2. Establish continuous communication
Consistent communication allows IP teams to identify patentable elements early while R&D benefits from access to relevant patent insights and competitive intelligence. Collaboration requires structured, ongoing interaction. Embedding IP professionals into R&D workflows, such as technical reviews and milestone meetings, ensures that evolving discoveries are captured and assessed in real time. Collaboration becomes reactive and inconsistent without formal communication mechanisms.
3. Make patentability and FTO analysis routine
R&D teams systematically underestimate how crowded technical fields are. Patentability and freedom-to-operate (FTO) assessments must be recurring checkpoints, not one-time exercises. Scientific innovation requires searching across patents and non-patent literature, where relevant disclosures may be fragmented and difficult to identify. Failure to conduct thorough, repeated assessments leads to stalled projects, increased infringement risk, and expensive late-stage redesigns.

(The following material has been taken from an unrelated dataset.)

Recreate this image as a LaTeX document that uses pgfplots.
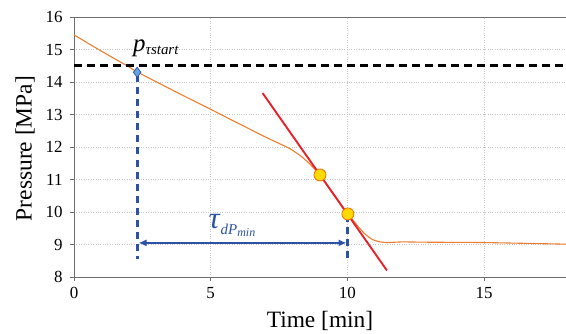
\documentclass[border=0pt]{standalone}
\usepackage{pgfplots}
\pgfplotsset{compat=1.18}
\usepackage{fontspec}
\setmainfont{Liberation Serif}
\usetikzlibrary{arrows.meta}

\definecolor{curveorange}{RGB}{237,125,49}
\definecolor{tanred}{RGB}{232,32,40}
\definecolor{markblue}{RGB}{44,82,168}
\definecolor{diamondfill}{RGB}{100,165,220}
\definecolor{ptyellow}{RGB}{255,218,0}
\definecolor{axisgray}{RGB}{110,110,110}

\begin{document}
\begin{tikzpicture}
\begin{axis}[
  at={(0,0)}, anchor=south west,
  scale only axis, width=492bp, height=260bp,
  xmin=0, xmax=18, ymin=8, ymax=16,
  xtick={0,5,10,15}, ytick={8,9,...,16},
  grid=major,
  grid style={dotted, gray!45, line width=0.6pt},
  axis line style={axisgray, line width=0.9pt},
  tick style={axisgray, line width=0.7pt},
  tick align=outside, major tick length=4bp,
  xtick pos=bottom, ytick pos=left,
  xticklabel={\pgfmathprintnumber[assume math mode=true]{\tick}},
  yticklabel={\pgfmathprintnumber[assume math mode=true]{\tick}},
  tick label style={font=\fontsize{17}{19}\selectfont},
  xticklabel style={yshift=-3bp},
  yticklabel style={xshift=-4bp},
  xlabel={Time [min]}, ylabel={Pressure [MPa]},
  label style={font=\fontsize{23.5}{26}\selectfont},
  xlabel style={at={(axis description cs:0.5,0)}, anchor=center, yshift=-44bp},
  ylabel style={at={(axis description cs:-0.0996,0.494)}, anchor=center},
  clip=false,
]
% pressure record
\addplot[curveorange, line width=1.1pt, smooth, tension=0.3] coordinates {
  (0,15.45) (0.5,15.2) (1,14.95) (1.5,14.71) (2,14.47) (2.31,14.31)
  (3,14.01) (4,13.58) (5,13.16) (5.7,12.86) (6.5,12.52) (7,12.31)
  (7.5,12.11) (7.9,11.95) (8.3,11.72) (8.6,11.5) (9.0,11.14)
  (9.5,10.55) (10.0,9.97) (10.3,9.65) (10.6,9.36) (10.9,9.16)
  (11.2,9.08) (11.5,9.06) (12,9.08) (13,9.07) (15,9.06) (18,9.01)
};
% start threshold
\addplot[black, line width=2.8pt, dash pattern=on 8bp off 5bp] coordinates {(0,14.5) (18,14.5)};
% two points on the steepest part
\addplot[only marks, mark=*, mark size=6bp,
  mark options={fill=ptyellow, draw=orange!85!red, line width=0.8pt}]
  coordinates {(9.0,11.14) (10.02,9.94)};
% tangent through them
\addplot[tanred, line width=1.9pt] coordinates {(6.9,13.66) (11.45,8.2)};
% interval markers
\addplot[markblue, line width=2.8pt, dash pattern=on 7bp off 5bp] coordinates {(2.31,14.2) (2.31,8.55)};
\addplot[markblue, line width=2.8pt, dash pattern=on 7bp off 5bp] coordinates {(10.02,9.9) (10.02,8.55)};
\addplot[markblue, line width=2.4pt, {Latex[length=8bp,width=7bp]}-{Latex[length=8bp,width=7bp]}]
  coordinates {(2.36,9.05) (9.97,9.05)};
\addplot[only marks, mark=diamond*, mark size=5bp,
  mark options={fill=diamondfill, draw=markblue, line width=0.7pt}]
  coordinates {(2.31,14.30)};
% labels
\node[anchor=base, inner sep=0pt] at (axis cs:3.0,14.93)
  {\fontsize{25}{28}\selectfont\textit{p}\raisebox{-3bp}{\fontsize{15}{16}\selectfont\textit{τstart}}};
\node[anchor=base, inner sep=0pt, text=markblue] at (axis cs:5.78,9.49)
  {\fontsize{31}{34}\selectfont\textit{τ}\raisebox{-6bp}{\fontsize{15}{17}\selectfont\textit{dP}\raisebox{-2bp}{\fontsize{12}{14}\selectfont\textit{min}}}};
\end{axis}
\pgfresetboundingbox
\path (-74bp,-57bp) rectangle (492bp,277bp);
\end{tikzpicture}
\end{document}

4. Use patent landscape analysis to direct R&D
R&D should not operate solely on technical curiosity. Patent landscape analyses provide a structured view of technological trends, competitor activity, and innovation gaps. These insights help prioritize research areas, avoid saturated domains, and identify white space opportunities where patents are more defensible. Ignoring patent landscape data leads to misaligned R&D investments and weaker competitive positioning.
5. Implement continuous IP monitoring
The IP environment evolves constantly. Static analysis is insufficient. Organizations need continuous monitoring of patent filings, legal status changes, and competitor activity. Without up-to-date IP intelligence, companies risk infringement, delayed commercialization, and missed partnership opportunities. Monitoring systems must feed into R&D and business decision-making to have value.

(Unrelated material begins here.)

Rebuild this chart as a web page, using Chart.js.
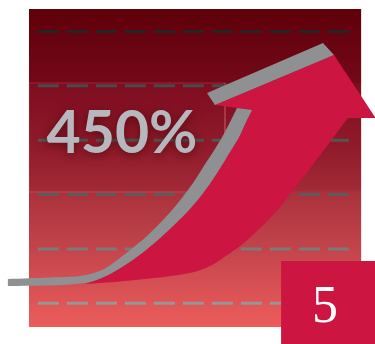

6. Align IP, R&D, and business strategy
An IP strategy must align with business goals and product pipelines. Collaboration ensures that patent portfolios support commercially relevant innovation rather than isolated technical outputs. IP professionals should act as strategic advisors, helping R&D prioritize projects based on technical merit and market value. Misalignment results in patents that are legally valid but commercially irrelevant.

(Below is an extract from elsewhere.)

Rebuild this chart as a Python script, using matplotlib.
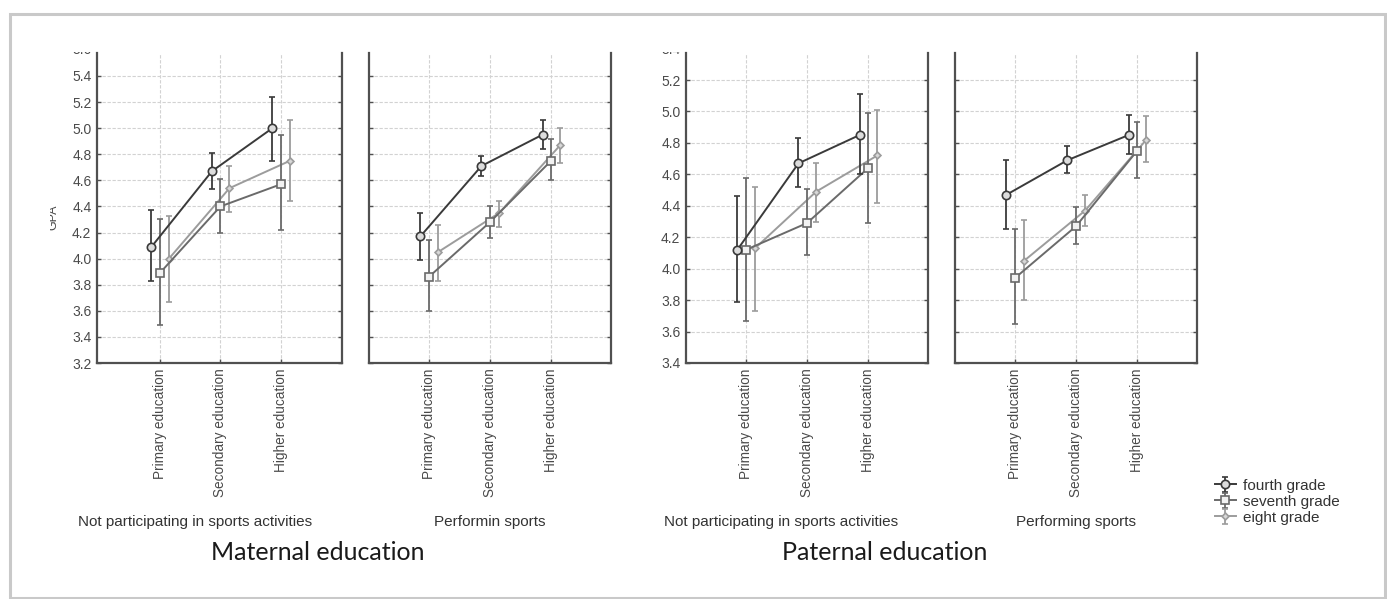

7. Share access to IP data
R&D teams cannot collaborate effectively if patent intelligence is confined to legal functions. Providing shared access to patent databases, landscape reports, and analytics tools improves decision-making and accelerates innovation. Access to IP data allows researchers to design around existing patents, identify gaps, and align their work with strategic objectives. For example, CAS introduced IP connections in CAS SciFinder® to facilitate shared access and collaboration.
8. Use cross-functional governance
Collaboration must be institutionalized through governance structures, not left to informal coordination. Cross-functional decision-making involving IP, R&D, and business leadership ensures consistent evaluation of risk, opportunity, and investment priorities. Structured processes reduce duplication, improve resource allocation, and accelerate development timelines.
9. Build an IP-aware R&D culture
Cultural misalignment can be a core barrier. R&D teams often see IP as administrative rather than strategic. Training and awareness programs are required for scientists to understand how IP affects commercialization and competitive advantages. This shifts behavior from reactive disclosure to proactive protection.
The collaboration requirement
Effective IP and R&D collaboration is not a soft organizational goal. It is a requirement for converting innovation into defensible value. Early integration, continuous communication, disciplined use of patent intelligence, and aligned governance are the differences between strategic advantage and wasted R&D spend.